Domestically, MFN could reshape how pharmaceutical companies allocate capital. The U.S. will remain a critical market, but reduced margins may prompt firms to reprioritize investment—focusing on high-return indications, deferring riskier development programsor slowing certain launches. Over time, this could reduce the number of new therapies reaching patients, particularly in therapeutic areas with uncertain commercial returns.
What to Watch Next
Given these barriers, it is highly unclear what the MFN order’s ultimate impact will be. Key early indicators we’re keeping an eye on include:
- The 30-day price communication window: The executive order instructs the Department of Health & Human Services (HHS)—working with the Centers for Medicare & Medicaid Services (CMS) and the White House Domestic Policy Council—to communicate MFN price targets to pharmaceutical manufacturers within 30 days. How these entities conduct that outreach will set the tone for what follows.
- Early legal activity and potential injunctions: As in 2020, legal challenges are expected. Watch for lawsuits seeking preliminary injunctions and how quickly courts move. A legal pause could delay or deflate implementation before it begins.
- CMS or HHS follow-on guidance: Formal rulemaking or sub-regulatory guidance will be required to operationalize MFN. The scope, enforcement mechanisms and implementation timeline will clarify whether the policy has practical momentum.
- Foreign government reactions: Some foreign governments may oppose the MFN framework—not only on sovereignty grounds, but also to assert their authority over domestic pricing policy and signal that they will not raise prices simply to accommodate U.S. benchmarks. Such statements could undercut the assumption that international price levels are flexible or negotiable.
- Congressional maneuvering and political bandwidth: With attention focused on the administration’s tax and spending package—widely referred to as the “One Big, Beautiful Bill”—there is little room in the Congressional schedule for new drug pricing legislation before the summer recess. Legislative focus will soon shift to FY26 appropriations, making it unlikely that any MFN-enabling bill will advance this year.
- Spillover into other pricing policies: The MFN order could signal broader themes. Stakeholders should watch for movement in Inflation Reduction Act price negotiation implementation and PBM transparency debates.

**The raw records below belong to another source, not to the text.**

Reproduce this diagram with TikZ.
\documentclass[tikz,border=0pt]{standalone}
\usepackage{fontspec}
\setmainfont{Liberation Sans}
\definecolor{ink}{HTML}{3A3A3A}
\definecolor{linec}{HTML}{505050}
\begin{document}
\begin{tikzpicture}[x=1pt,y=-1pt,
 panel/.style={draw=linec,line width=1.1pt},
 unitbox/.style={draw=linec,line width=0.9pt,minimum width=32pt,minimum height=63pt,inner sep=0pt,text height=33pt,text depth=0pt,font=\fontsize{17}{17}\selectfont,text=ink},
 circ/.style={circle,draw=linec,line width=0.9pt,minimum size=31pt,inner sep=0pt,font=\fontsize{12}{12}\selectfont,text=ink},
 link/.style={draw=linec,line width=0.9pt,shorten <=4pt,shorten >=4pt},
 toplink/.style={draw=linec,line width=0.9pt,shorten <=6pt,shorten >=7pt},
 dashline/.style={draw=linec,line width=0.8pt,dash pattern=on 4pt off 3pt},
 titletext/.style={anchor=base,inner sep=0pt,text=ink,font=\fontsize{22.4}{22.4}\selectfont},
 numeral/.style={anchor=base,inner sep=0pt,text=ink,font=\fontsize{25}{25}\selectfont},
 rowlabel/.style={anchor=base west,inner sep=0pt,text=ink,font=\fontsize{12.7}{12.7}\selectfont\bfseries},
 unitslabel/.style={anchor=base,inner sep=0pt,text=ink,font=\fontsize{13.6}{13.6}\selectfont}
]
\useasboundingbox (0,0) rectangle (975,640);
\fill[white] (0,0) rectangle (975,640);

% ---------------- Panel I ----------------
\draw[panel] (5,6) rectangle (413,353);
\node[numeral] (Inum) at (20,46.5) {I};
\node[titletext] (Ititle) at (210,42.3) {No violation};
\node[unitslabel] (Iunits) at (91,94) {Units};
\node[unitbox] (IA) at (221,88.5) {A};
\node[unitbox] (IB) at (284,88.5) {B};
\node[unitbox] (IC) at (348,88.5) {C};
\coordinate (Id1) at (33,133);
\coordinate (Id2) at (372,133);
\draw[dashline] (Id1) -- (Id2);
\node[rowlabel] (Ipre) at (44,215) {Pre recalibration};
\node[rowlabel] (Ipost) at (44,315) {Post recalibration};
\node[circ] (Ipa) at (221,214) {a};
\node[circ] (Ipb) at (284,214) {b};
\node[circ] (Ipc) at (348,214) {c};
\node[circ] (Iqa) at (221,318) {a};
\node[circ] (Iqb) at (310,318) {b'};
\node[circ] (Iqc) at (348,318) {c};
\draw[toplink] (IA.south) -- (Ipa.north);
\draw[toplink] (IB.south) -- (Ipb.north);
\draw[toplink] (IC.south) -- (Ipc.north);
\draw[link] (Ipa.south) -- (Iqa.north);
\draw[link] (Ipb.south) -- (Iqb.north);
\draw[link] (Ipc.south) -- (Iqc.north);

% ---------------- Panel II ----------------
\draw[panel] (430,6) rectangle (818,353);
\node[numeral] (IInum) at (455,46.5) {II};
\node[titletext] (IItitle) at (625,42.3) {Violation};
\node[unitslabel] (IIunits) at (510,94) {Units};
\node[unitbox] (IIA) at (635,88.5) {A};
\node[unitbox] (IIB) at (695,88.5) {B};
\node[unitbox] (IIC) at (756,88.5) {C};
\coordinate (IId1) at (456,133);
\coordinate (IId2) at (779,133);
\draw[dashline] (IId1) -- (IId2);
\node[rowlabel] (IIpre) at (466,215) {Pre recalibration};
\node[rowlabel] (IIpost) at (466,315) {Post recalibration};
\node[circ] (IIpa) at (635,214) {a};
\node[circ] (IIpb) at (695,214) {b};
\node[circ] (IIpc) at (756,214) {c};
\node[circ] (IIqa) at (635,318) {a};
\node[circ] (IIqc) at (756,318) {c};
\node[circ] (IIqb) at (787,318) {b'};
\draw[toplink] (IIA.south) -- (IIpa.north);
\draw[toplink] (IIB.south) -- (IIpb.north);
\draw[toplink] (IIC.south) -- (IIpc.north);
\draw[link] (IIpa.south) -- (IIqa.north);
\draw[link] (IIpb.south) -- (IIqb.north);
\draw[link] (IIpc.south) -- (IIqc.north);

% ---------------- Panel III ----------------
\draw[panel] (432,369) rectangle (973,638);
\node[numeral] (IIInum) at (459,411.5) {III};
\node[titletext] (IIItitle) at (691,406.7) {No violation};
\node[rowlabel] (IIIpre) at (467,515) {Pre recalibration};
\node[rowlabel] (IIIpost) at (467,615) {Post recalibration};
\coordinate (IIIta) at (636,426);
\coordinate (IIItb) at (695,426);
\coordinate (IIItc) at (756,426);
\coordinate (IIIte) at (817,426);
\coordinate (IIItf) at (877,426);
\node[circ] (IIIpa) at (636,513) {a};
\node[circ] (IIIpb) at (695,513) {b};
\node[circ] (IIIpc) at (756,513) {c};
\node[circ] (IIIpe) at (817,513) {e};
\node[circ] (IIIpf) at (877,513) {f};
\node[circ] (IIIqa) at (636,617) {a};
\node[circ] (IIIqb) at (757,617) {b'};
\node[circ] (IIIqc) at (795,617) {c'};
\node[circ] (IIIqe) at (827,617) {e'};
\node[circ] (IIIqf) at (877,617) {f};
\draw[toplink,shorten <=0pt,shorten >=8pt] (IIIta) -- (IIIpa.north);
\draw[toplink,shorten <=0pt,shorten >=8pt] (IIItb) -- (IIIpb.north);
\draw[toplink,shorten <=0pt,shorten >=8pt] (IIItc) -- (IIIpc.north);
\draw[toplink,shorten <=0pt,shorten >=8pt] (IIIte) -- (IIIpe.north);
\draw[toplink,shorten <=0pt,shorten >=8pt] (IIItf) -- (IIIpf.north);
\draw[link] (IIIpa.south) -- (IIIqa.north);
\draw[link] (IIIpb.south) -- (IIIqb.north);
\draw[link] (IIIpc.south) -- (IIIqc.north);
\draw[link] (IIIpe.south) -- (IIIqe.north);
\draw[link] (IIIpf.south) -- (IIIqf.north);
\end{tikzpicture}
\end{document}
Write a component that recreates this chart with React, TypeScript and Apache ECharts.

- Investor sentiment and market signals: The NASDAQ Biotechnology Index has remained largely flat since the executive order, a sign that investors do not view MFN as financially material in its current form. A shift in valuations—especially among launch-stage biotech firms—would signal that the market is beginning to reassess that risk.
The MFN Executive Order reflects a familiar political impulse—to align U.S. drug prices with lower prices paid elsewhere—but its implementation is subject to the structural realities and complications of the American healthcare system. That implementation will determine whether MFN evolves into a durable, operational framework.